Source code of charts
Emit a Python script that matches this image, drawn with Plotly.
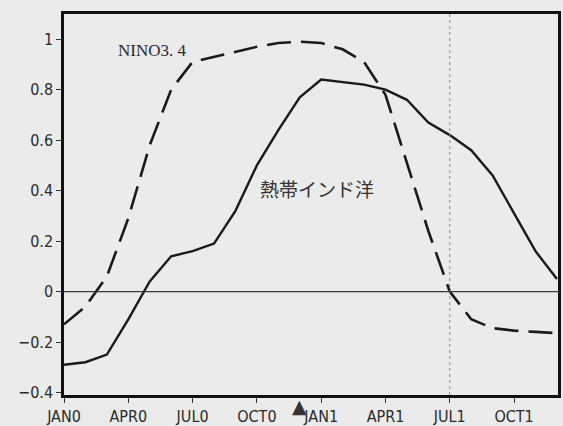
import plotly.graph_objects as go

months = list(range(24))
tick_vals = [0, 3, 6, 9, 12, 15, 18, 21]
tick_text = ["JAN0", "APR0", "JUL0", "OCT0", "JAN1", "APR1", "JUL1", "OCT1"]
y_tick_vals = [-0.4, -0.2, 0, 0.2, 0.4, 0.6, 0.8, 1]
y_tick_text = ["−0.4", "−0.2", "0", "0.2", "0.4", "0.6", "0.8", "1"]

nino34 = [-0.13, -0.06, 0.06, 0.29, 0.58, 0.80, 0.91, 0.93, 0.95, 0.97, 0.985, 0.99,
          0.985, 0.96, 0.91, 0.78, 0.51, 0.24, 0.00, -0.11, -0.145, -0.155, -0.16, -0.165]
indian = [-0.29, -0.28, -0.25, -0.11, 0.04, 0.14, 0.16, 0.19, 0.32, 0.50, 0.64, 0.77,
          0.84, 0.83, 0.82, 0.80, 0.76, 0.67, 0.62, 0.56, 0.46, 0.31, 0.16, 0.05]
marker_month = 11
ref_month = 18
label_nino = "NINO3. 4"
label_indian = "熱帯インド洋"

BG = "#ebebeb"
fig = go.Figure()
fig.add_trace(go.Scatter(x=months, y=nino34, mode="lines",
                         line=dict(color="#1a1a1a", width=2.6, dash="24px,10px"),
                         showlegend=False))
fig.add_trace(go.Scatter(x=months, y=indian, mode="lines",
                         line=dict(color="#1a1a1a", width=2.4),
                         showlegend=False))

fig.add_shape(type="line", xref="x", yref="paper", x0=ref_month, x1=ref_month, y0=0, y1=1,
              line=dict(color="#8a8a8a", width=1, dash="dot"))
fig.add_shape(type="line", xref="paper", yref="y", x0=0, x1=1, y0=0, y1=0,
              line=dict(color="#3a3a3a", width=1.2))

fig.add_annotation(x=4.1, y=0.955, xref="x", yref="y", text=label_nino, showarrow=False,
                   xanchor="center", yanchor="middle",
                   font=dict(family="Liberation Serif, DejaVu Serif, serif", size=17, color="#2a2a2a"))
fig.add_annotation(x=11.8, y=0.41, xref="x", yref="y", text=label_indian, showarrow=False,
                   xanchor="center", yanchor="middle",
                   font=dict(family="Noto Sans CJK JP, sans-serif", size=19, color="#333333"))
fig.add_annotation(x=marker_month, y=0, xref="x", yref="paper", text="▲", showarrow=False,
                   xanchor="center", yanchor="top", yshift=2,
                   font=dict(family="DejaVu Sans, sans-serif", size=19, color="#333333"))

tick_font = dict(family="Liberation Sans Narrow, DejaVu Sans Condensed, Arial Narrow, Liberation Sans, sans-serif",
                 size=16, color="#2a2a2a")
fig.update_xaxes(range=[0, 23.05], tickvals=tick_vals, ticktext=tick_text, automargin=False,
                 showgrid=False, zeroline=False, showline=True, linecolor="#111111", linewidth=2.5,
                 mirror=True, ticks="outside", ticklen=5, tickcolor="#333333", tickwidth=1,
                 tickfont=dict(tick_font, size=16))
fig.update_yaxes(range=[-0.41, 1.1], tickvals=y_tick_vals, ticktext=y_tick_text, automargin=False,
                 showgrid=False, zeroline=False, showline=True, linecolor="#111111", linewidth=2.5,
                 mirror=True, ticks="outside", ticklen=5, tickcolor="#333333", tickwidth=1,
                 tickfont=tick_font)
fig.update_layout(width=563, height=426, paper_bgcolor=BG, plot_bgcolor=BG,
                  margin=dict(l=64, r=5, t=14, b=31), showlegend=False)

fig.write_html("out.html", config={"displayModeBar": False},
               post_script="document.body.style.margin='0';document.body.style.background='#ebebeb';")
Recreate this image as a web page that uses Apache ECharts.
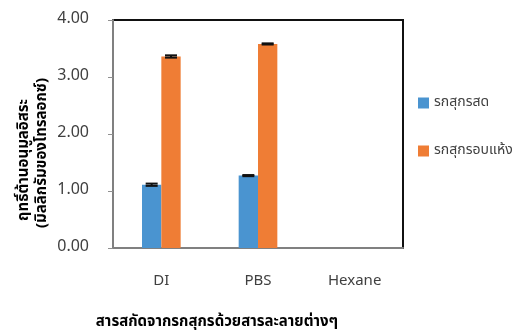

◆ **WRITTEN REQUEST**
Return, please, the exact lines from the beginning of the entries above through the line containing "import plotly.graph_objects as go", both included; pictures are left out.

◆ **FULL OUTPUT**
Emit a Python script that matches this image, drawn with Plotly.
import plotly.graph_objects as go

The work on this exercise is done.